[Code that draws figures]
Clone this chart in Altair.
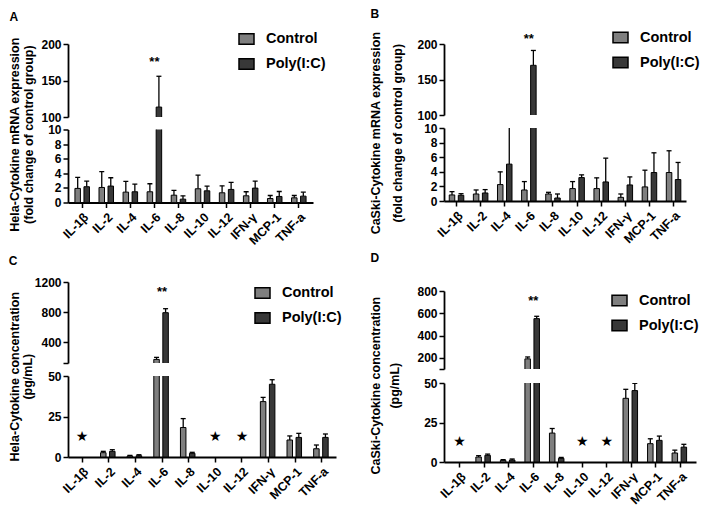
import altair as alt
import pandas as pd

FONT = "Liberation Sans"

categories = ["IL-1β", "IL-2", "IL-4", "IL-6", "IL-8", "IL-10", "IL-12", "IFN-γ", "MCP-1", "TNF-a"]
groups = ["Control", "Poly(I:C)"]
colors = ["#7f7f7f", "#383838"]

# Panel A: Hela mRNA (fold change)
a_ctrl = [1.93, 2.06, 1.42, 1.47, 1.00, 1.88, 1.33, 0.92, 0.55, 0.64]
a_ctrl_sd = [1.51, 2.16, 1.47, 1.10, 0.65, 1.88, 0.96, 0.55, 0.41, 0.32]
a_poly = [2.16, 2.25, 1.47, 113.6, 0.46, 1.60, 1.79, 1.97, 0.83, 0.87]
a_poly_sd = [0.78, 1.14, 1.05, 42.2, 0.46, 0.65, 0.96, 0.97, 0.68, 0.55]

# Panel B: CaSki mRNA (fold change)
b_ctrl = [0.83, 0.96, 2.25, 1.51, 0.96, 1.70, 1.70, 0.50, 1.93, 3.90]
b_ctrl_sd = [0.45, 0.55, 1.74, 1.15, 0.23, 0.96, 1.47, 0.46, 2.29, 2.98]
b_poly = [0.78, 1.10, 5.05, 170.0, 0.41, 3.21, 2.61, 2.20, 3.90, 2.94]
b_poly_sd = [0.22, 0.46, 6.00, 20.9, 0.55, 0.37, 3.26, 1.10, 2.70, 2.34]

# Panel C: Hela concentration (pg/mL); None = not detected
c_ctrl = [None, 2.67, 0.60, 168.0, 18.2, None, None, 34.2, 10.5, 5.1]
c_ctrl_sd = [None, 0.83, 0.40, 27.0, 5.5, None, None, 2.6, 2.5, 2.3]
c_poly = [None, 3.50, 0.80, 791.0, 2.26, None, None, 44.9, 12.1, 12.1]
c_poly_sd = [None, 1.00, 0.60, 53.0, 0.64, None, None, 2.8, 2.5, 2.1]

# Panel D: CaSki concentration (pg/mL); None = not detected
d_ctrl = [None, 3.15, 1.05, 191.0, 18.3, None, None, 40.3, 11.6, 5.7]
d_ctrl_sd = [None, 0.85, 0.45, 17.0, 2.9, None, None, 5.7, 3.1, 1.8]
d_poly = [None, 4.20, 1.26, 552.0, 2.3, None, None, 45.2, 13.7, 9.4]
d_poly_sd = [None, 0.80, 0.64, 21.0, 0.6, None, None, 4.6, 2.7, 1.8]

star_cats = ["IL-1β", "IL-10", "IL-12"]
star_levels = {"C": 12.5, "D": 12.5}
sig_cat = "IL-6"
sig_levels = {"A": 176, "B": 207, "C": 1067, "D": 706}

titles = {
    "A": ["Hela-Cytokine mRNA expression", "(fold change of control group)"],
    "B": ["CaSki-Cytokine mRNA expression", "(fold change of control group)"],
    "C": ["Hela-Cytokine concentration", "(pg/mL)"],
    "D": ["CaSki-Cytokine concentration", "(pg/mL)"],
}


def make_df(ctrl, ctrl_sd, poly, poly_sd):
    rows = []
    for i, c in enumerate(categories):
        for g, vals, sds in ((groups[0], ctrl, ctrl_sd), (groups[1], poly, poly_sd)):
            v = vals[i]
            if v is None:
                continue
            rows.append({"cat": c, "group": g, "value": v, "upper": v + sds[i], "zero": 0.0})
    return pd.DataFrame(rows)


data = {
    "A": make_df(a_ctrl, a_ctrl_sd, a_poly, a_poly_sd),
    "B": make_df(b_ctrl, b_ctrl_sd, b_poly, b_poly_sd),
    "C": make_df(c_ctrl, c_ctrl_sd, c_poly, c_poly_sd),
    "D": make_df(d_ctrl, d_ctrl_sd, d_poly, d_poly_sd),
}

layout = {
    "A": dict(width=245, pi=0.25, po=0.215, top_h=73, bot_h=73, gap=12.5,
              top_dom=[100, 200], top_ticks=[100, 150, 200], hide=None,
              bot_dom=[0, 10], bot_ticks=[0, 2, 4, 6, 8, 10],
              leg=(170, -13.5), toff=5, lh=14, loff=7, tdx=4),
    "B": dict(width=242, pi=0.255, po=0.145, top_h=71, bot_h=73, gap=13,
              top_dom=[100, 200], top_ticks=[100, 150, 200], hide=None,
              bot_dom=[0, 10], bot_ticks=[0, 2, 4, 6, 8, 10],
              leg=(168, -15), toff=12, lh=22, loff=8, tdx=4),
    "C": dict(width=268, pi=0.25, po=0.155, top_h=81, bot_h=81, gap=13,
              top_dom=[120, 1200], top_ticks=[120, 400, 800, 1200], hide=120,
              bot_dom=[0, 50], bot_ticks=[0, 25, 50],
              leg=(186, 2.5), toff=0, lh=13, loff=8, tdx=12),
    "D": dict(width=252, pi=0.18, po=0.227, top_h=78, bot_h=79, gap=14,
              top_dom=[100, 800], top_ticks=[100, 200, 400, 600, 800], hide=100,
              bot_dom=[0, 50], bot_ticks=[0, 25, 50],
              leg=(167, 1), toff=15, lh=19, loff=20, tdx=10),
}
column_spacing = [8, 6]

axis_style = dict(domainColor="black", domainWidth=1.8, tickColor="black", tickWidth=1.5,
                  tickSize=5, labelFont=FONT, labelFontWeight="bold",
                  labelColor="black", grid=False, title=None)


def segment(key, part):
    cfg = layout[key]
    df = data[key]
    is_top = part == "top"
    dom = cfg["top_dom"] if is_top else cfg["bot_dom"]
    ticks = cfg["top_ticks"] if is_top else cfg["bot_ticks"]
    hide = cfg["hide"] if is_top else None
    lab = "datum.label" if hide is None else f"datum.value == {hide} ? '' : datum.label"
    yscale = alt.Scale(domain=dom, nice=False, zero=False)
    yaxis = alt.Axis(values=ticks, labelExpr=lab, format="d", labelPadding=2, labelFontSize=12, **axis_style)
    xscale = alt.Scale(domain=categories, paddingInner=cfg["pi"], paddingOuter=cfg["po"])
    if is_top:
        xaxis = None
    else:
        xaxis = alt.Axis(labelAngle=-45, labelPadding=3, labelFontSize=12.5, **axis_style)
    x = alt.X("cat:N", scale=xscale, axis=xaxis)
    xo = alt.XOffset("group:N", scale=alt.Scale(domain=groups, paddingInner=0, paddingOuter=0))

    if is_top:
        legend = alt.Legend(title=None, orient="none", legendX=cfg["leg"][0], legendY=cfg["leg"][1],
                            symbolType="M-1,-0.7H1V0.7H-1Z", symbolSize=225,
                            symbolStrokeColor="black", symbolStrokeWidth=1.5, symbolOpacity=1,
                            labelFont=FONT, labelFontSize=14.5, labelFontWeight="bold",
                            labelColor="black", labelOffset=11, rowPadding=8, padding=0)
    else:
        legend = None
    color = alt.Color("group:N", scale=alt.Scale(domain=groups, range=colors), legend=legend)

    base = alt.Chart(df)
    bars = base.mark_bar(clip=True, width=5.5, stroke="black", strokeWidth=1, opacity=1).encode(
        x=x, xOffset=xo, y=alt.Y("value:Q", scale=yscale, axis=yaxis), y2="zero:Q", color=color)
    err = base.mark_rule(clip=True, color="black", strokeWidth=1.3).encode(
        x=x, xOffset=xo, y=alt.Y("value:Q", scale=yscale, axis=yaxis), y2="upper:Q")
    cap = base.mark_tick(clip=True, color="black", thickness=1.3, size=5, opacity=1).encode(
        x=x, xOffset=xo, y=alt.Y("upper:Q", scale=yscale, axis=yaxis))
    layers = [err, bars, cap]
    if is_top:
        sig = alt.Chart(pd.DataFrame({"cat": [sig_cat], "v": [sig_levels[key]]})).mark_text(
            text="**", font=FONT, fontSize=13, fontWeight="bold", color="black").encode(
            x=x, y=alt.Y("v:Q", scale=yscale, axis=yaxis))
        layers.append(sig)
    elif key in star_levels:
        st = alt.Chart(pd.DataFrame({"cat": star_cats, "v": [star_levels[key]] * len(star_cats)})).mark_text(
            text="★", font="DejaVu Sans", fontSize=14, color="black").encode(
            x=x, y=alt.Y("v:Q", scale=yscale, axis=yaxis))
        layers.append(st)
    h = cfg["top_h"] if is_top else cfg["bot_h"]
    return alt.layer(*layers).properties(width=cfg["width"], height=h)


def panel(key):
    cfg = layout[key]
    inner = alt.vconcat(segment(key, "top"), segment(key, "bot"), spacing=cfg["gap"], bounds="flush").resolve_scale(
        color="independent", x="independent", y="independent").resolve_legend(color="independent").properties(
        title=alt.TitleParams(titles[key], orient="left", anchor="middle", frame="bounds", font=FONT,
                              fontSize=12.5, fontWeight="bold", color="black", lineHeight=cfg["lh"],
                              offset=cfg["toff"], dx=cfg["tdx"]))
    wrap = alt.vconcat(inner).resolve_scale(color="independent").resolve_legend(color="independent").properties(
        title=alt.TitleParams(key, anchor="start", frame="bounds", font=FONT, fontSize=12,
                              fontWeight="bold", color="black", offset=cfg["loff"]))
    return wrap


col1 = alt.vconcat(panel("A"), panel("C"), spacing=column_spacing[0]).resolve_scale(color="independent").resolve_legend(color="independent")
col2 = alt.vconcat(panel("B"), panel("D"), spacing=column_spacing[1]).resolve_scale(color="independent").resolve_legend(color="independent")
chart = alt.hconcat(col1, col2, spacing=28).resolve_scale(color="independent").resolve_legend(
    color="independent").properties(padding=0).configure_view(stroke=None)

chart.save("out.html", embed_options={"renderer": "svg", "actions": False})
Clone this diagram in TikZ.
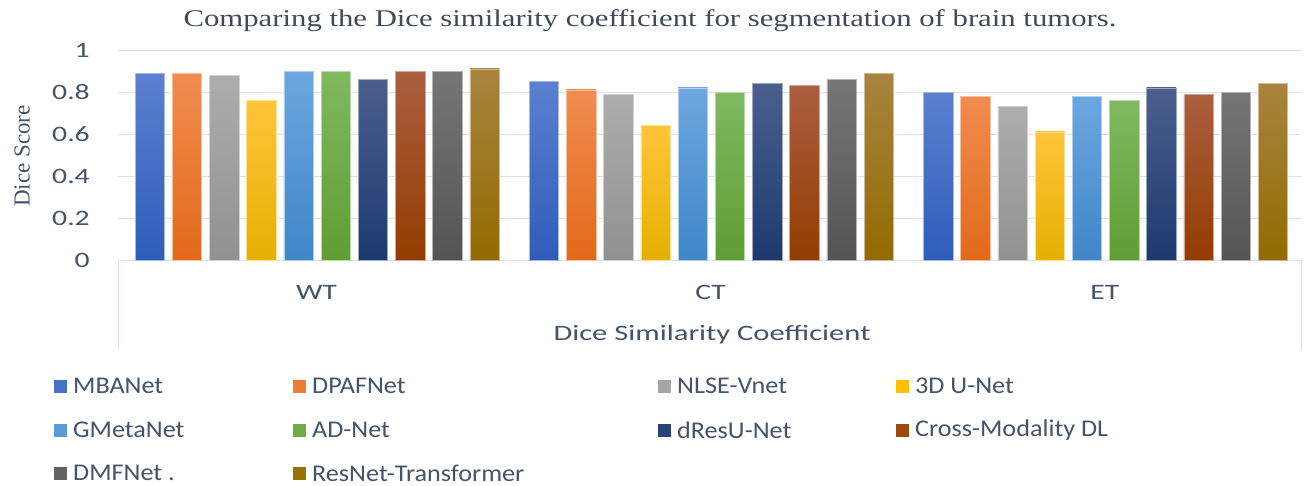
\documentclass[tikz,border=0pt]{standalone}
\usepackage{fontspec}
\setmainfont{Liberation Serif}
\newfontfamily\axfont[FakeStretch=1.35]{Carlito}
\newfontfamily\xlfont[FakeStretch=1.39]{Carlito}
\newfontfamily\legfont[FakeStretch=1.09]{Carlito}
\newfontfamily\ttlfont[FakeStretch=1.28]{Liberation Serif}
\definecolor{txt}{HTML}{44546A}
\definecolor{ttl}{HTML}{3F4A5C}
\definecolor{gridc}{HTML}{DDE2EA}
\definecolor{c0t}{HTML}{5B80D0}\definecolor{c0b}{HTML}{2E5DB9}\definecolor{c0m}{HTML}{4472C4}
\definecolor{c1t}{HTML}{F18C50}\definecolor{c1b}{HTML}{E2691A}\definecolor{c1m}{HTML}{ED7D31}
\definecolor{c2t}{HTML}{ADADAD}\definecolor{c2b}{HTML}{919191}\definecolor{c2m}{HTML}{A5A5A5}
\definecolor{c3t}{HTML}{FFC53A}\definecolor{c3b}{HTML}{E5B000}\definecolor{c3m}{HTML}{FFC000}
\definecolor{c4t}{HTML}{6CA7DF}\definecolor{c4b}{HTML}{3F86C8}\definecolor{c4m}{HTML}{5B9BD5}
\definecolor{c5t}{HTML}{80B960}\definecolor{c5b}{HTML}{5E9E33}\definecolor{c5m}{HTML}{70AD47}
\definecolor{c6t}{HTML}{4B5F8D}\definecolor{c6b}{HTML}{1C3A70}\definecolor{c6m}{HTML}{264478}
\definecolor{c7t}{HTML}{AB5F40}\definecolor{c7b}{HTML}{943C00}\definecolor{c7m}{HTML}{9E480E}
\definecolor{c8t}{HTML}{767676}\definecolor{c8b}{HTML}{545454}\definecolor{c8m}{HTML}{636363}
\definecolor{c9t}{HTML}{A8843F}\definecolor{c9b}{HTML}{926B00}\definecolor{c9m}{HTML}{997300}
\newcommand\drawbar[3]{%
  \pgfmathsetmacro\bx{135+394.2*#1+37.2*#2}%
  \pgfmathsetmacro\by{260-210*#3}%
  \shade[top color=c#2t, bottom color=c#2b, draw=c#2t!55!white, line width=0.6pt]
    (\bx,\by) rectangle ({\bx+29.5},260);%
}
\newcommand\legitem[5]{%
  \fill[c#3m] (#1,{#2-6.5}) rectangle ({#1+13},{#2+6.5});%
  \node[legtext] (#5) at ({#1+19},#2) {#4};%
}
\begin{document}
\begin{tikzpicture}[x=1pt,y=-1pt,
  gridline/.style={draw=gridc, line width=1pt},
  ticklab/.style={anchor=east, inner sep=0pt, text=txt, font=\axfont\fontsize{22}{24}\selectfont},
  catlab/.style={inner sep=0pt, text=txt, font=\axfont\fontsize{22}{24}\selectfont},
  legtext/.style={anchor=west, inner sep=0pt, text=txt, font=\legfont\fontsize{24}{26}\selectfont}]
\useasboundingbox[fill=white] (0,0) rectangle (1305,485);
% title
\node[inner sep=0pt, text=ttl, font=\ttlfont\fontsize{24}{26}\selectfont] (title) at (650,21)
  {Comparing the Dice similarity coefficient for segmentation of brain tumors.};
% grid
\foreach \v in {0.2,0.4,0.6,0.8,1}
  \draw[gridline] (118,{260-210*\v}) -- (1301,{260-210*\v});
\draw[gridline] (118,260) -- (1301,260);
\draw[gridline] (118,260) -- (118,350);
\draw[gridline] (1301,260) -- (1301,350);
% tick labels
\foreach \v/\l/\n in {0/0/t0,0.2/0.2/t1,0.4/0.4/t2,0.6/0.6/t3,0.8/0.8/t4,1/1/t5}
  \node[ticklab] (\n) at (90,{260-210*\v}) {\l};
\node[rotate=90, inner sep=0pt, text=txt, font=\fontsize{23}{25}\selectfont] (ylab) at (22,156) {Dice Score};
% bars WT
\drawbar{0}{0}{0.89}\drawbar{0}{1}{0.89}\drawbar{0}{2}{0.88}\drawbar{0}{3}{0.76}\drawbar{0}{4}{0.90}
\drawbar{0}{5}{0.90}\drawbar{0}{6}{0.86}\drawbar{0}{7}{0.90}\drawbar{0}{8}{0.90}\drawbar{0}{9}{0.91}
% bars CT
\drawbar{1}{0}{0.85}\drawbar{1}{1}{0.81}\drawbar{1}{2}{0.79}\drawbar{1}{3}{0.64}\drawbar{1}{4}{0.82}
\drawbar{1}{5}{0.80}\drawbar{1}{6}{0.84}\drawbar{1}{7}{0.83}\drawbar{1}{8}{0.86}\drawbar{1}{9}{0.89}
% bars ET
\drawbar{2}{0}{0.80}\drawbar{2}{1}{0.78}\drawbar{2}{2}{0.73}\drawbar{2}{3}{0.61}\drawbar{2}{4}{0.78}
\drawbar{2}{5}{0.76}\drawbar{2}{6}{0.82}\drawbar{2}{7}{0.79}\drawbar{2}{8}{0.80}\drawbar{2}{9}{0.84}
% category labels
\node[catlab] (wt) at (316.5,292) {WT};
\node[catlab] (ct) at (710.7,292) {CT};
\node[catlab] (et) at (1104.9,292) {ET};
\node[catlab, font=\xlfont\fontsize{22}{24}\selectfont] (xlab) at (712,335) {Dice Similarity Coefficient};
% legend
\legitem{54}{386}{0}{MBANet}{l0}
\legitem{293}{386}{1}{DPAFNet}{l1}
\legitem{658}{386}{2}{NLSE-Vnet}{l2}
\legitem{896}{386}{3}{3D U-Net}{l3}
\legitem{54}{430}{4}{GMetaNet}{l4}
\legitem{293}{430}{5}{AD-Net}{l5}
\legitem{658}{430}{6}{dResU-Net}{l6}
\legitem{896}{430}{7}{Cross-Modality DL}{l7}
\legitem{54}{473}{8}{DMFNet .}{l8}
\legitem{293}{473}{9}{ResNet-Transformer}{l9}
\end{tikzpicture}
\end{document}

» What to produce
Extract, word for word, each line from the top of the data down to and including the line with "0.97, 0.68, 0.55]"; skip the pictures.

» The answer
Clone this chart in Altair.
import altair as alt
import pandas as pd

FONT = "Liberation Sans"

categories = ["IL-1β", "IL-2", "IL-4", "IL-6", "IL-8", "IL-10", "IL-12", "IFN-γ", "MCP-1", "TNF-a"]
groups = ["Control", "Poly(I:C)"]
colors = ["#7f7f7f", "#383838"]

# Panel A: Hela mRNA (fold change)
a_ctrl = [1.93, 2.06, 1.42, 1.47, 1.00, 1.88, 1.33, 0.92, 0.55, 0.64]
a_ctrl_sd = [1.51, 2.16, 1.47, 1.10, 0.65, 1.88, 0.96, 0.55, 0.41, 0.32]
a_poly = [2.16, 2.25, 1.47, 113.6, 0.46, 1.60, 1.79, 1.97, 0.83, 0.87]
a_poly_sd = [0.78, 1.14, 1.05, 42.2, 0.46, 0.65, 0.96, 0.97, 0.68, 0.55]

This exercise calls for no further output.